SALZBURG. Mit zehn Jahren hat er angefangen zu rauchen, zwei Jahre später folgte der Griff zur Flasche. Mit knapp 25 wachte er jeden Morgen mit zwei Promille Alkohol im Blut auf, was folgte, war der große Absturz und ein Leben auf der Straße – mit all seinen "schiachen Seiten", wie es der Salzburger Georg Aigner nennt.

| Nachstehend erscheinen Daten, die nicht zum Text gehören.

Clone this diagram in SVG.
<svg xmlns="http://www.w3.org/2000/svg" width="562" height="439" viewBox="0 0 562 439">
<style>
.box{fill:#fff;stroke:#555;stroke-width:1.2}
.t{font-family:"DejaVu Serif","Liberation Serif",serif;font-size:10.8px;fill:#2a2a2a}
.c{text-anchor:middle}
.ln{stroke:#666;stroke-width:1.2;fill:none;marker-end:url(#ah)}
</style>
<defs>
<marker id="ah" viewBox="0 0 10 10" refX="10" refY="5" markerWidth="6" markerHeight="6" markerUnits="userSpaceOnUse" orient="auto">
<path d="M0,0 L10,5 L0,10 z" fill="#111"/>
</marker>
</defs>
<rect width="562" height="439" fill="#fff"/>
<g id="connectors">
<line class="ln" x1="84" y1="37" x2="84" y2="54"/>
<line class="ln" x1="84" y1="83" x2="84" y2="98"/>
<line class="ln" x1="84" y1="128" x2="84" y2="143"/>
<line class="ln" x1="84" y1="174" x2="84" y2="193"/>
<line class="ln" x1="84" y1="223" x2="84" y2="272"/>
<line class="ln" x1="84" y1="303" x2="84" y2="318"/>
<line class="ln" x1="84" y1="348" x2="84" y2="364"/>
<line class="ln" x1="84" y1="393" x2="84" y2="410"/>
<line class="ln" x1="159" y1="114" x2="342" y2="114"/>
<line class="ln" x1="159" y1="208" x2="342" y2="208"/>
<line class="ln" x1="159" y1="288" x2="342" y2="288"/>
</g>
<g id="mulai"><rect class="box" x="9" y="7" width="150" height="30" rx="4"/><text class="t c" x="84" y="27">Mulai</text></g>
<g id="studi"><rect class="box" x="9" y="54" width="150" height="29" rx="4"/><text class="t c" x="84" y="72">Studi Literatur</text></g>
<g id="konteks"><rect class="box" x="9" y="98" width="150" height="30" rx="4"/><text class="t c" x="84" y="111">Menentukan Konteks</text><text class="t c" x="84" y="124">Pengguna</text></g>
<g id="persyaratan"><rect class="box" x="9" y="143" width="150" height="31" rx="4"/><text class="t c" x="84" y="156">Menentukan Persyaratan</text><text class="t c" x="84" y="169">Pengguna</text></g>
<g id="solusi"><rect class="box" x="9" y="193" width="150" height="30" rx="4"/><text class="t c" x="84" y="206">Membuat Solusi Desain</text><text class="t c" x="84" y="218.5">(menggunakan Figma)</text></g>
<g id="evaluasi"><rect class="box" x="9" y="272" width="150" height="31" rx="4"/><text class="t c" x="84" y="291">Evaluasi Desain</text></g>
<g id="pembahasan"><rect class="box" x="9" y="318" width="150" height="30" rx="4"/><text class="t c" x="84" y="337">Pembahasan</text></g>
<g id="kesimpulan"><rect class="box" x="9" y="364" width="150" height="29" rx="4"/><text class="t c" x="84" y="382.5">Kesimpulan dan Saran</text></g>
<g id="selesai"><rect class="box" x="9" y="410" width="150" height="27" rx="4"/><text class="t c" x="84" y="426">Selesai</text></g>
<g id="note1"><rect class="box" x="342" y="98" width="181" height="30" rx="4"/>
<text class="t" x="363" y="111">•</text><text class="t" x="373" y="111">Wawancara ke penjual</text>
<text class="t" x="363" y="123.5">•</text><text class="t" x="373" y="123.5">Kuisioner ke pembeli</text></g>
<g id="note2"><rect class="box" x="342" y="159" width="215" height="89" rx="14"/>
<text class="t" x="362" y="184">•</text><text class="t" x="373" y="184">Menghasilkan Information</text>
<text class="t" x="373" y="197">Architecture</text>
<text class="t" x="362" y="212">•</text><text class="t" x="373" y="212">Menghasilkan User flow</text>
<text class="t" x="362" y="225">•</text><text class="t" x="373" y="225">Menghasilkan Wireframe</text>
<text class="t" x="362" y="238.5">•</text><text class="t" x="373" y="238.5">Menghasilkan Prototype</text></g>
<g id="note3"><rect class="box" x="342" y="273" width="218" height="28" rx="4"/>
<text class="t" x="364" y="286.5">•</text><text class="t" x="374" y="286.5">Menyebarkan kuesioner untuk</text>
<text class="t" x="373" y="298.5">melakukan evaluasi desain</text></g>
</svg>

"Überleben" in der Stadt Salzburg

Der heute 53-Jährige weiß, was es heißt, im Leben ganz unten angekommen zu sein. Wie schnell es gehen kann, dass man in die Obdachlosigkeit abdriftet und "das Wohnen in vier Wänden verlernt", so Aigner. Heute sieht sein Leben anders aus, ein Hehl aus seiner Vergangenheit auf der Straße und auch aus seiner Zeit im Gefängnis macht Aigner aber dennoch nicht. Als Stadtführer im Rahmen von "Apropos", der Straßenzeitung für Salzburg, nimmt er Interessierte mit auf seine ganz persönliche "Überlebens-Reise".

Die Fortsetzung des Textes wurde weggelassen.